Scott at 2014-11-06 13:50:27:
This is something I posted in Part 3 comments which I think helps to frame the discussion here re the psychological journey in Argo:
There's that Nietzsche quote: "Become who you are." That sums up beautifully the essence of metamorphosis. Ovid wrote in "The Metamorphoses": "Every shape that's born, bears in its womb the seeds of change." The Core Essence of a character's Self Identity already lies within. It is the Call To Adventure to the specific journey upon which they embark that is the Universe's way of compelling the character to deconstruct the Old Way of Being and reconstruct into a New Way of Being, allowing those seeds of change to emerge into the light of day and blossom.
So Maximus (Gladiator) gets in touch with his inner gladiator in order to exact revenge. Katniss Everdeen (The Hunger Games) gets in touch with her inner warrior in order to lead a rebellion.

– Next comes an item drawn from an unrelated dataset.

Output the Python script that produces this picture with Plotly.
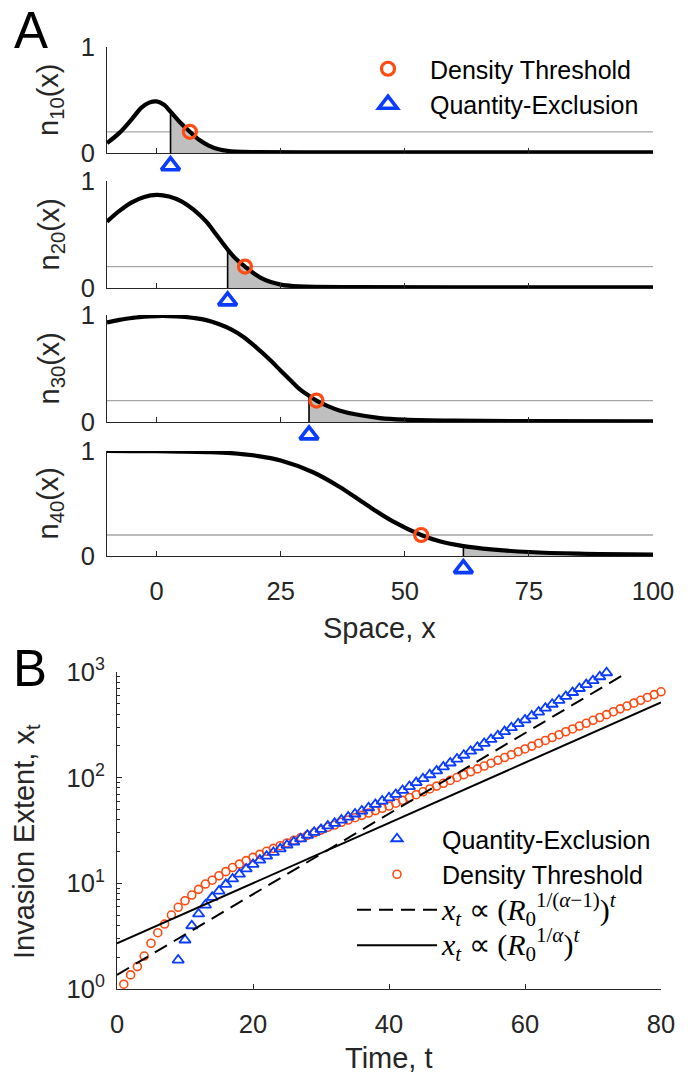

Those are all epic stories. The paradigm is scalable. In Juno, she gets in touch with her inner adolescence which she has skipped to become what she thinks is an adult. In (500) Days of Summer, Tom gets in touch with his inner adult after experiencing the failure of his flawed, infantile notion of romance. Similar dynamic with Annie in Bridesmaids.
In each story at key points along the way, events happen (plot points) which create a physical and/or psychological threshold, in effect a choice: Go this way or that, forward or back? Those are all tied to the character's emotional growth, either impacting it or influencing it.
Again Character = Plot. We cannot look at screenplay structure as merely Plot. Character and Plot are - or should be - fused together. We're seeing that already in the very first movie in this series: Argo.
So where does metamorphosis occur in Argo?